Should we rename cgrp_dfl_root_rstat_cpu to indicate that it's specific
to self css?

>  
>  /* the default hierarchy */
> -struct cgroup_root cgrp_dfl_root = { .cgrp.rstat_cpu = &cgrp_dfl_root_rstat_cpu };
> +struct cgroup_root cgrp_dfl_root = {
> +	.cgrp.self.rstat_cpu = &cgrp_dfl_root_rstat_cpu
> +};
>  EXPORT_SYMBOL_GPL(cgrp_dfl_root);
>  
>  /*
[..]
> @@ -5407,7 +5401,11 @@ static void css_free_rwork_fn(struct work_struct *work)
>  		struct cgroup_subsys_state *parent = css->parent;
>  		int id = css->id;
>  
> +		if (css->ss->css_rstat_flush)
> +			cgroup_rstat_exit(css);
> +
>  		ss->css_free(css);
> +

nit: extra blank line here

>  		cgroup_idr_remove(&ss->css_idr, id);
>  		cgroup_put(cgrp);
>  
> @@ -5431,7 +5429,7 @@ static void css_free_rwork_fn(struct work_struct *work)
>  			cgroup_put(cgroup_parent(cgrp));
>  			kernfs_put(cgrp->kn);
>  			psi_cgroup_free(cgrp);
> -			cgroup_rstat_exit(cgrp);
> +			cgroup_rstat_exit(&cgrp->self);
>  			kfree(cgrp);
>  		} else {
>  			/*
> @@ -5459,11 +5457,7 @@ static void css_release_work_fn(struct work_struct *work)
>  	if (ss) {
>  		struct cgroup *parent_cgrp;
>  
> -		/* css release path */
> -		if (!list_empty(&css->rstat_css_node)) {
> -			cgroup_rstat_flush(cgrp);
> -			list_del_rcu(&css->rstat_css_node);
> -		}
> +		cgroup_rstat_flush(css);

Here we used to call cgroup_rstat_flush() only if there was a
css_rstat_flush() callback registered, now we call it unconditionally.

Could this cause a NULL dereference when we try to call
css->ss->css_rstat_flush() for controllers that did not register a
callback?

>  
>  		cgroup_idr_replace(&ss->css_idr, NULL, css->id);
>  		if (ss->css_released)
[..]
> @@ -6188,6 +6186,9 @@ int __init cgroup_init(void)
>  			css->id = cgroup_idr_alloc(&ss->css_idr, css, 1, 2,
>  						   GFP_KERNEL);
>  			BUG_ON(css->id < 0);
> +
> +			if (css->ss && css->ss->css_rstat_flush)
> +				BUG_ON(cgroup_rstat_init(css));

Why do we need this call here?
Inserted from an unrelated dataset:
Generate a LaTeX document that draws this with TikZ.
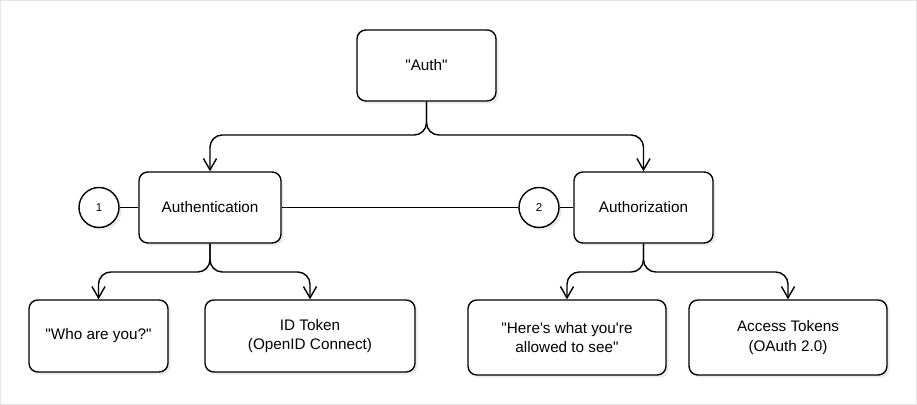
\documentclass[tikz,border=0pt]{standalone}
\usepackage{fontspec}
\setmainfont{Liberation Sans}[Ligatures=TeXOff]
\usetikzlibrary{shadows,arrows.meta}

\begin{document}
\begin{tikzpicture}[x=0.02cm, y=-0.02cm,
    box/.style={draw, line width=0.8pt, rounded corners=5pt, fill=white,
      align=center, inner sep=0pt, font=\fontsize{8.7}{11}\selectfont,
      drop shadow={shadow xshift=1.5pt, shadow yshift=-1.5pt, opacity=0.15}},
    num/.style={draw, circle, line width=0.8pt, fill=white, inner sep=0pt,
      minimum size=0.8cm, font=\fontsize{6.5}{8}\selectfont,
      drop shadow={shadow xshift=1.5pt, shadow yshift=-1.5pt, opacity=0.15}},
    link/.style={line width=0.8pt},
    arr/.style={link, rounded corners=7pt, -{Straight Barb[length=6.5pt, width=7.5pt]}}]
    \def \bus {135} % level of the first fork
    \def \sub {272} % level of the lower forks
    \useasboundingbox (0,0) rectangle (917,405);
    \draw[gray!20, line width=0.6pt] (0.5,0.5) rectangle (916.5,404.5);
    % top level
    \node[box, minimum width=2.78cm, minimum height=1.42cm] (auth) at (426.5,65.5) {"Auth"};
    % second level
    \node[box, minimum width=2.84cm, minimum height=1.42cm] (authn) at (210,207.5) {Authentication};
    \node[box, minimum width=2.78cm, minimum height=1.42cm] (authz) at (643.5,207.5) {Authorization};
    \node[num] (one) at (99,207.5) {1};
    \node[num] (two) at (539,207.5) {2};
    % leaves
    \node[box, minimum width=2.78cm, minimum height=1.44cm] (who) at (98.5,336) {"Who are you?"};
    \node[box, minimum width=4.2cm, minimum height=1.44cm] (idtok) at (310,336) {ID Token\\(OpenID Connect)};
    \node[box, minimum width=3.96cm, minimum height=1.5cm] (allowed) at (567,337.5) {"Here's what you're\\allowed to see"};
    \node[box, minimum width=3.96cm, minimum height=1.5cm] (access) at (788,337.5) {Access Tokens\\(OAuth 2.0)};
    % connectors
    \draw[arr] (auth.south) -- (auth.south |- 0,\bus) -| (authn.north);
    \draw[arr] (auth.south) -- (auth.south |- 0,\bus) -| (authz.north);
    \foreach \top/\left/\right in {authn/who/idtok, authz/allowed/access}
    {
      \draw[arr] (\top.south) -- (\top.south |- 0,\sub) -| (\left.north);
      \draw[arr] (\top.south) -- (\top.south |- 0,\sub) -| (\right.north);
    }
    \draw[link] (one) -- (authn);
    \draw[link] (authn) -- (two);
    \draw[link] (two) -- (authz);
\end{tikzpicture}
\end{document}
We already call cgroup_rstat_init() in
cgroup_init_subsys(). IIUC for subsystems with ss->early_init, we will
have already called cgroup_init_subsys() in cgroup_init_early().

Did I miss something?

>  		} else {
>  			cgroup_init_subsys(ss, false);
>  		}
[..]
> @@ -300,27 +306,25 @@ static inline void __cgroup_rstat_unlock(struct cgroup *cgrp, int cpu_in_loop)
>  }
>  
>  /* see cgroup_rstat_flush() */
> -static void cgroup_rstat_flush_locked(struct cgroup *cgrp)
> +static void cgroup_rstat_flush_locked(struct cgroup_subsys_state *css)
>  	__releases(&cgroup_rstat_lock) __acquires(&cgroup_rstat_lock)
>  {
> +	struct cgroup *cgrp = css->cgroup;
>  	int cpu;
>  
>  	lockdep_assert_held(&cgroup_rstat_lock);
>  
>  	for_each_possible_cpu(cpu) {
> -		struct cgroup *pos = cgroup_rstat_updated_list(cgrp, cpu);
> +		struct cgroup_subsys_state *pos;
>  
> +		pos = cgroup_rstat_updated_list(css, cpu);
>  		for (; pos; pos = pos->rstat_flush_next) {
> -			struct cgroup_subsys_state *css;
> +			if (!pos->ss)
> +				cgroup_base_stat_flush(pos->cgroup, cpu);
> +			else
> +				pos->ss->css_rstat_flush(pos, cpu);
>  
> -			cgroup_base_stat_flush(pos, cpu);
> -			bpf_rstat_flush(pos, cgroup_parent(pos), cpu);
> -
> -			rcu_read_lock();
> -			list_for_each_entry_rcu(css, &pos->rstat_css_list,
> -						rstat_css_node)
> -				css->ss->css_rstat_flush(css, cpu);
> -			rcu_read_unlock();
> +			bpf_rstat_flush(pos->cgroup, cgroup_parent(pos->cgroup), cpu);

We should call bpf_rstat_flush() only if (!pos->ss) as well, right?
Otherwise we will call BPF rstat flush whenever any subsystem is
flushed.

I guess it's because BPF can now pass any subsystem to
cgroup_rstat_flush(), and we don't keep track. I think it would be
better if we do not allow BPF programs to select a css and always make
them flush the self css.

We can perhaps introduce a bpf_cgroup_rstat_flush() wrapper that takes
in a cgroup and passes cgroup->self internally to cgroup_rstat_flush().

But if the plan is to remove the bpf_rstat_flush() call here soon then
it's probably not worth the hassle.

Shakeel (and others), WDYT?